Atom Bank, a digital-only bank founded in 2014, announced the policy on Tuesday, saying the truncated work week is voluntary and will have no impact on salaries. While a number of well-known firms have trialed shorter weekly hours in specific departments or regional offices, Atom has extended the option to everyone in the company.
Employees have to clock in 34 hours now instead of 37.5, meaning that they'll have to work slightly longer days if they want to grab that extra day off. Atom expects most workers to take Monday or Friday off, the firm told The Financial Times.
If anyone at the firm prefers not to stay late in the office, they can continue working five days a week, but will still benefit from the reduced hours, Atom said.
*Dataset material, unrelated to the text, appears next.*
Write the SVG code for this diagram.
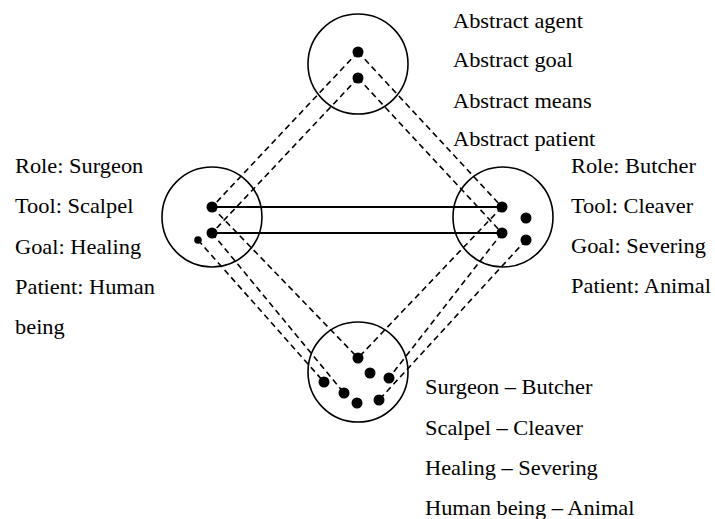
<svg xmlns="http://www.w3.org/2000/svg" width="715" height="519" viewBox="0 0 715 519">
<style>
.c{fill:none;stroke:#000;stroke-width:1.6}
.d{fill:#000}
.dash{stroke:#000;stroke-width:1.6;stroke-dasharray:6 4;fill:none}
.solid{stroke:#000;stroke-width:2.2}
.t{font-family:'Liberation Serif','Times New Roman','DejaVu Serif',serif;font-size:20px;fill:#000}
</style>
<rect width="715" height="519" fill="#fff"/>
<g id="connectors">
<line class="dash" x1="358" y1="52" x2="212" y2="207"/>
<line class="dash" x1="358" y1="52" x2="502" y2="207"/>
<line class="dash" x1="358" y1="78" x2="212" y2="233"/>
<line class="dash" x1="358" y1="78" x2="502" y2="233"/>
<line class="dash" x1="212" y1="207" x2="358" y2="358"/>
<line class="dash" x1="502" y1="207" x2="358" y2="358"/>
<line class="dash" x1="212" y1="233" x2="344" y2="393"/>
<line class="dash" x1="198" y1="240" x2="324" y2="382"/>
<line class="dash" x1="502" y1="233" x2="389" y2="378"/>
<line class="dash" x1="526" y1="240" x2="379" y2="400"/>
<line class="solid" x1="212" y1="207" x2="502" y2="207"/>
<line class="solid" x1="212" y1="233" x2="502" y2="233"/>
</g>
<g id="abstract">
<circle class="c" cx="358" cy="64" r="50"/>
<circle class="d" cx="358" cy="52" r="5.5"/>
<circle class="d" cx="358" cy="78" r="5.5"/>
<g class="t" font-family="Liberation Serif, serif">
<text transform="translate(453,28) scale(1.12,1)">Abstract agent</text>
<text transform="translate(453,67) scale(1.12,1)">Abstract goal</text>
<text transform="translate(453,108) scale(1.12,1)">Abstract means</text>
<text transform="translate(453,146) scale(1.12,1)">Abstract patient</text>
</g>
</g>
<g id="surgeon">
<circle class="c" cx="212" cy="217" r="50"/>
<circle class="d" cx="212" cy="207" r="5.5"/>
<circle class="d" cx="212" cy="233" r="5.5"/>
<circle class="d" cx="198" cy="240" r="3.8"/>
<g class="t" font-family="Liberation Serif, serif">
<text transform="translate(15,173) scale(1.12,1)">Role: Surgeon</text>
<text transform="translate(15,213) scale(1.12,1)">Tool: Scalpel</text>
<text transform="translate(15,254) scale(1.12,1)">Goal: Healing</text>
<text transform="translate(15,294) scale(1.12,1)">Patient: Human</text>
<text transform="translate(15,334) scale(1.12,1)">being</text>
</g>
</g>
<g id="butcher">
<circle class="c" cx="503" cy="217" r="50"/>
<circle class="d" cx="502" cy="207" r="5.5"/>
<circle class="d" cx="502" cy="233" r="5.5"/>
<circle class="d" cx="526" cy="218" r="5.5"/>
<circle class="d" cx="526" cy="240" r="5.5"/>
<g class="t" font-family="Liberation Serif, serif">
<text transform="translate(571,173) scale(1.12,1)">Role: Butcher</text>
<text transform="translate(571,213) scale(1.12,1)">Tool: Cleaver</text>
<text transform="translate(571,253) scale(1.12,1)">Goal: Severing</text>
<text transform="translate(571,293) scale(1.12,1)">Patient: Animal</text>
</g>
</g>
<g id="blend">
<circle class="c" cx="358" cy="372" r="50"/>
<circle class="d" cx="358" cy="358" r="5.5"/>
<circle class="d" cx="370" cy="373" r="5.5"/>
<circle class="d" cx="389" cy="378" r="5.5"/>
<circle class="d" cx="324" cy="382" r="5.5"/>
<circle class="d" cx="344" cy="393" r="5.5"/>
<circle class="d" cx="357" cy="403" r="5.5"/>
<circle class="d" cx="379" cy="400" r="5.5"/>
<g class="t" font-family="Liberation Serif, serif">
<text transform="translate(425,394) scale(1.12,1)">Surgeon – Butcher</text>
<text transform="translate(425,435) scale(1.12,1)">Scalpel – Cleaver</text>
<text transform="translate(425,475) scale(1.12,1)">Healing – Severing</text>
<text transform="translate(425,515) scale(1.12,1)">Human being – Animal</text>
</g>
</g>
</svg>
The policy, the company said in a statement on its website, started on November 1.




The firm said it made the move to improve work-life balance, focus on employees' mental health and wellbeing, and reduce environmental impact.
"It's said that absence makes the heart grow fonder, but the past two years have taught us how important it is that we're able to spend quality time with our loved ones," read Atom's statement.
"On top of this, the extra stress brought on by working through a pandemic has forced many of us to re-evaluate the relationship between our jobs and our personal lives."
Atom CEO Mark Mullen said the firm hadn't seen a drop in productivity or customer service quality yet, but that it would "take time for people to adjust," per CNN Business.




"If you've just spent 20 years in one model and, all of a sudden, you're thrown into a new one, you wake up on a Friday morning you think: 'What am I going to do with all this time?'" Mullen told CNN.
Other firms and regional departments have tried four-day work weeks before, including Unilever New Zealand and Microsoft Japan. Microsoft said it found the experiment boosted productivity by 40% and made meetings more efficient while making workers happier.
Meanwhile, Iceland declared "overwhelming success" in its trials for shorter weekly work hours between 2015 and 2019, and Spain announced a pilot program earlier this year that offers cash to 200 companies willing to test the idea.
Insider has reached out to Atom Bank for comment.